RE: world's most inspired architecture
By MozeeToby on 7/14/2008 11:12:19 AM , Rating: 3
That all depends on what you believe the purpose of prison is. There are basically two schools of thought: Prison as a punishment/deterent or prison as rehabilitation.

Personally, I don't think there's a problem with either system, the problem is not committing to one or the other. Many countries has prison systems designed from the ground up to rehabilitate prisoners and make them into full members of society; and many of those programs are successful. Other nation's prison systems are built from the ground up to punish and deter crime and they are also successful.

Only in the US, UK, and a few other countries do we try to combine the two aspects of prison; leading to a prison that is too comfortable to punish effectively and not proactive enough to actually reintegrate criminals.

RE: world's most inspired architecture
By phatboye on 7/14/2008 11:24:17 AM , Rating: 2
I can definitely agree with you that prisons are too comfortable (not that I'd ever want to live like that). No way in hell should they be allowed to sit on their asses and watch TV 23 hours out of the day, they need to be working. Either a hard labor type of job or being educated &rehabilitated at a very minimum 12 hours a day.
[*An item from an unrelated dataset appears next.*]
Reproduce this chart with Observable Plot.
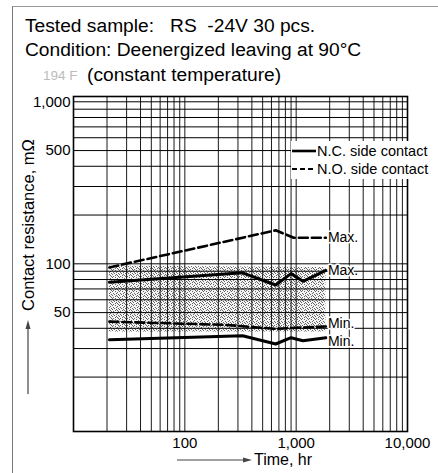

RE: world's most inspired architecture
By FITCamaro on 7/14/08, Rating: -1
RE: world's most inspired architecture
By phatboye on 7/14/2008 1:27:49 PM , Rating: 3
Fine then what do you suppose that those prisoners do once they are released. The point of prison is not only to punish those who commit crimes but to make them better than they were before they went in. If you let them rot away in a jail cell and don't educate them while they are in jail they will just go back to the same violent behavior that they had before going in. At least if they receive an education while in jail they will have a better chance at getting a job and becoming law abating citizen.

By phatboye on 7/14/2008 1:31:07 PM , Rating: 2
*law abiding citizen*

Damnit no edit function.

By psychobriggsy on 7/15/2008 8:07:52 AM , Rating: 1
Prison is meant to rehabilitate as well as punish, so you should leave the educational material there.

And you'd give them bread? Bread's expensive! No, no, don't give them bread. Beans and lentils instead, and other cheap grains/beans/etc (and what they grow in the prison garden). No meat. Water only. Any TVs should be used to show educational material only. Gyms? If they want exercise then there are rocks to be broken.

Prison is already a deterrent to the vast majority of people. Just losing your freedom is enough for most. That leaves the people who are mentally impoverished committing the majority of crime that affects people (violence, theft, etc). It costs a lot of money to keep a prisoner in jail (less than it costs to put them on death row however), so any efforts made to get a prisoner to not commit a crime again in the future are worthwhile to save money.